***** GIVEN DATA *****

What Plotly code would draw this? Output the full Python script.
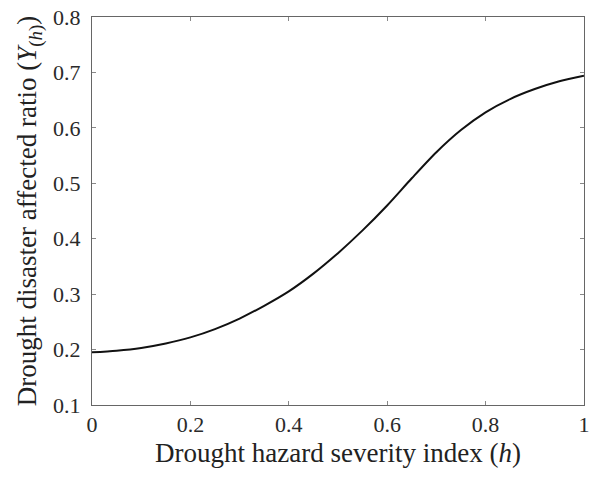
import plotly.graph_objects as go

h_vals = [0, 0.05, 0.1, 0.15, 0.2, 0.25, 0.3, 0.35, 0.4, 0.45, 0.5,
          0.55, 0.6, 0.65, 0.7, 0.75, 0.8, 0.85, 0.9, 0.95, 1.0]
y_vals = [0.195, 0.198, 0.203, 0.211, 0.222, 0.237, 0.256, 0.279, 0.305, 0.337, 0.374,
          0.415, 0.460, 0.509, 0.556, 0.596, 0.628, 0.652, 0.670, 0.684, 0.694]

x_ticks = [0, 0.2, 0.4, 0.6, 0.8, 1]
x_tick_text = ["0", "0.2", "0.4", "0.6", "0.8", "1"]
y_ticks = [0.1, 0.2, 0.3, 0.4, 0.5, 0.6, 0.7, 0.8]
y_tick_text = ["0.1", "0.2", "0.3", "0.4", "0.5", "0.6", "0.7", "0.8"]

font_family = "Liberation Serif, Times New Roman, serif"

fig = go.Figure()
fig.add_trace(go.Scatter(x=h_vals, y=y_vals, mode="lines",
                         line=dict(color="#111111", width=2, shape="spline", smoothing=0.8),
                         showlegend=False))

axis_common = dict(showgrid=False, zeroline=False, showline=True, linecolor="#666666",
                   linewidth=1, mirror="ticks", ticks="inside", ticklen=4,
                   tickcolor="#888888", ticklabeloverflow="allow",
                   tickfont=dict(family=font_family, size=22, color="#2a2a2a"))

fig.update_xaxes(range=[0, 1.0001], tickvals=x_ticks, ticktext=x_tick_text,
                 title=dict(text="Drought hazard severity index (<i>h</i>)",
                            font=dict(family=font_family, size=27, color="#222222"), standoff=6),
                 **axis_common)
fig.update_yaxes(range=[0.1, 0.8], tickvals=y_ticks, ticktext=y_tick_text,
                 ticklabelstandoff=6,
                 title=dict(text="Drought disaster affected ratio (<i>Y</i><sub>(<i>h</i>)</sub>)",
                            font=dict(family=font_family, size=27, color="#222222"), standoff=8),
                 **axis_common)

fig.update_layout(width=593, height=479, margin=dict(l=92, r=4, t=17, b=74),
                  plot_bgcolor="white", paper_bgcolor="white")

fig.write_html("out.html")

*****

OBJECTIVE —
Leave out the pictures and retype every line above exactly.

OUTPUT OF THE TASK —
What Plotly code would draw this? Output the full Python script.
import plotly.graph_objects as go

h_vals = [0, 0.05, 0.1, 0.15, 0.2, 0.25, 0.3, 0.35, 0.4, 0.45, 0.5,
          0.55, 0.6, 0.65, 0.7, 0.75, 0.8, 0.85, 0.9, 0.95, 1.0]
y_vals = [0.195, 0.198, 0.203, 0.211, 0.222, 0.237, 0.256, 0.279, 0.305, 0.337, 0.374,
          0.415, 0.460, 0.509, 0.556, 0.596, 0.628, 0.652, 0.670, 0.684, 0.694]

x_ticks = [0, 0.2, 0.4, 0.6, 0.8, 1]
x_tick_text = ["0", "0.2", "0.4", "0.6", "0.8", "1"]
y_ticks = [0.1, 0.2, 0.3, 0.4, 0.5, 0.6, 0.7, 0.8]
y_tick_text = ["0.1", "0.2", "0.3", "0.4", "0.5", "0.6", "0.7", "0.8"]

font_family = "Liberation Serif, Times New Roman, serif"

fig = go.Figure()
fig.add_trace(go.Scatter(x=h_vals, y=y_vals, mode="lines",
                         line=dict(color="#111111", width=2, shape="spline", smoothing=0.8),
                         showlegend=False))

axis_common = dict(showgrid=False, zeroline=False, showline=True, linecolor="#666666",
                   linewidth=1, mirror="ticks", ticks="inside", ticklen=4,
                   tickcolor="#888888", ticklabeloverflow="allow",
                   tickfont=dict(family=font_family, size=22, color="#2a2a2a"))

fig.update_xaxes(range=[0, 1.0001], tickvals=x_ticks, ticktext=x_tick_text,
                 title=dict(text="Drought hazard severity index (<i>h</i>)",
                            font=dict(family=font_family, size=27, color="#222222"), standoff=6),
                 **axis_common)
fig.update_yaxes(range=[0.1, 0.8], tickvals=y_ticks, ticktext=y_tick_text,
                 ticklabelstandoff=6,
                 title=dict(text="Drought disaster affected ratio (<i>Y</i><sub>(<i>h</i>)</sub>)",
                            font=dict(family=font_family, size=27, color="#222222"), standoff=8),
                 **axis_common)

fig.update_layout(width=593, height=479, margin=dict(l=92, r=4, t=17, b=74),
                  plot_bgcolor="white", paper_bgcolor="white")

fig.write_html("out.html")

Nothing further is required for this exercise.